Read the meniscus at eye level to eliminate parallax error.
Use a dropping pipette for the final adjustment to avoid overshooting the target volume.
Do I always read the bottom of the meniscus?
For water and all aqueous solutions - yes, always read the bottom of the concave meniscus. The only common exception is mercury, which has a convex meniscus; in that case you read the top. At O-Level, you will almost certainly work with aqueous solutions.
What is the difference between accuracy and precision for a measuring cylinder?
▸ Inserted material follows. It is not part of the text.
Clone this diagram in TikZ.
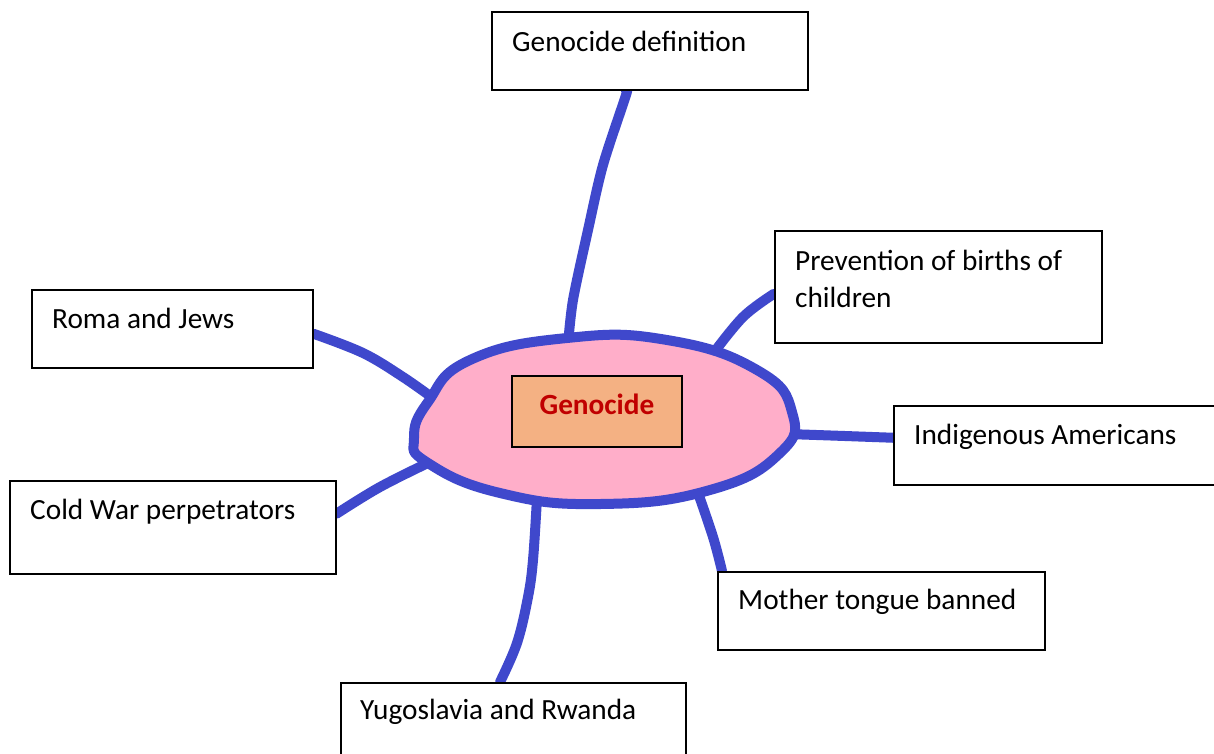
\documentclass[tikz,border=0pt]{standalone}
\usepackage{fontspec}
\setmainfont{Carlito}
\definecolor{mapblue}{HTML}{3F48CC}
\definecolor{blobpink}{HTML}{FFAEC9}
\definecolor{coreorange}{HTML}{F4B183}
\definecolor{corered}{HTML}{C00000}
\pgfdeclarelayer{bg}
\pgfsetlayers{bg,main}
\begin{document}
\begin{tikzpicture}[x=1pt,y=-1pt,
  topicbox/.style={draw=black, line width=1.5pt, fill=white, rectangle, anchor=north west, inner sep=0pt},
  topictext/.style={anchor=base west, inner sep=0pt, font=\fontsize{29.3}{35}\selectfont},
  branch/.style={draw=mapblue, line width=10pt, line cap=round, line join=round}]
\useasboundingbox (0,0) rectangle (1214,753);
\clip (0,0) rectangle (1214,753);
\begin{pgfonlayer}{bg}
\fill[white] (0,0) rectangle (1214,753);
\end{pgfonlayer}
% topic boxes
\node[topicbox, minimum width=316pt, minimum height=78pt] (def) at (491,11) {};
\node[topicbox, minimum width=327pt, minimum height=112pt] (prev) at (774,230) {};
\node[topicbox, minimum width=281pt, minimum height=78pt] (roma) at (31,289) {};
\node[topicbox, minimum width=340pt, minimum height=79pt] (indig) at (893,405) {};
\node[topicbox, minimum width=326pt, minimum height=93pt] (cold) at (9,480) {};
\node[topicbox, minimum width=327pt, minimum height=78pt] (mother) at (717,571) {};
\node[topicbox, minimum width=345pt, minimum height=90pt] (yugo) at (340,682) {};
% texts
\node[topictext] (tdef) at (512,51) {Genocide definition};
\node[topictext] (tprev1) at (795,270) {Prevention of births of};
\node[topictext] (tprev2) at (795,307) {children};
\node[topictext] (troma) at (52,328) {Roma and Jews};
\node[topictext] (tindig) at (914,444) {Indigenous Americans};
\node[topictext] (tcold) at (30,519) {Cold War perpetrators};
\node[topictext] (tmother) at (738,609) {Mother tongue banned};
\node[topictext] (tyugo) at (360,719) {Yugoslavia and Rwanda};
% attachment points on the blob
\coordinate (eTop) at (568,345);
\coordinate (eRoma) at (437,401);
\coordinate (eCold) at (432,461);
\coordinate (ePrev) at (712,355);
\coordinate (eIndig) at (788,434);
\coordinate (eMother) at (697,490);
\coordinate (eYugo) at (537,498);
\begin{pgfonlayer}{bg}
\draw[branch] plot[smooth, tension=0.5] coordinates {(eTop) (573,300) (588,230) (603,165) (626,95) ([xshift=135pt]def.south west)};
\draw[branch] plot[smooth, tension=0.6] coordinates {([yshift=-5pt]roma.east) (363,353) (403,377) (eRoma)};
\draw[branch] plot[smooth, tension=0.6] coordinates {([yshift=13.5pt]cold.east) (380,487) (eCold)};
\draw[branch] plot[smooth, tension=0.6] coordinates {([yshift=-7pt]prev.west) (743,317) (ePrev)};
\draw[branch] plot[smooth, tension=0.6] coordinates {(eIndig) (845,436) ([yshift=7.5pt]indig.west)};
\draw[branch] plot[smooth, tension=0.6] coordinates {(eMother) (713,537) ([xshift=5pt]mother.north west)};
\draw[branch] plot[smooth, tension=0.6] coordinates {(eYugo) (533,560) (528,597) (517,643) ([xshift=160pt]yugo.north west)};
% blob
\draw[draw=mapblue, fill=blobpink, line width=10pt, line join=round]
  plot[smooth cycle, tension=0.8] coordinates {(414,438) (428,402) (470,360) (567,338) (667,340) (757,370) (792,412) (780,453) (710,490) (600,504) (500,493) (428,463)};
\end{pgfonlayer}
% core
\node[draw=black, line width=1.5pt, fill=coreorange, minimum width=170pt, minimum height=71pt, inner sep=0pt] (core) at (597,411.5) {};
\node[anchor=base, inner sep=0pt, text=corered, font=\fontsize{29.3}{35}\selectfont\bfseries] (tcore) at (597,414) {Genocide};
\end{tikzpicture}
\end{document}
Precision refers to the smallest change the instrument can detect (determined by its graduation size). Accuracy refers to how close the measured value is to the true value. A measuring cylinder can be precise but inaccurate if you consistently read it with parallax error. Correct technique - eye level, bottom of meniscus, flat surface - ensures both.
Can I use a measuring cylinder instead of a burette for a titration?
No. A standard measuring cylinder reads to ±0.5 cm³ at best, while a burette reads to ±0.05 cm³. Titrations require you to find concordant titres within 0.20 cm³, which is impossible with a measuring cylinder.
How do I measure the volume of an irregular solid using a measuring cylinder?
Fill the cylinder partway with water and record the initial volume. Gently lower the solid into the water (tilt the cylinder slightly to avoid splashing). Record the new volume. The difference between the two readings is the volume of the solid. This is the displacement method.
Should I record my reading in cm³ or mL?
In O-Level Science, 1 cm³ = 1 mL. Both are accepted, but be consistent throughout your paper. Most SEAB mark schemes use cm³, so that is the safer choice.
Why does my meniscus look flat in a wide beaker but curved in a narrow cylinder?
The meniscus curvature depends on the ratio of adhesive forces (at the glass wall) to the weight of the liquid column. In a narrow tube, the glass surface area relative to the liquid volume is large, so adhesion dominates and the curve is pronounced. In a wide beaker, the effect is negligible and the surface looks almost flat.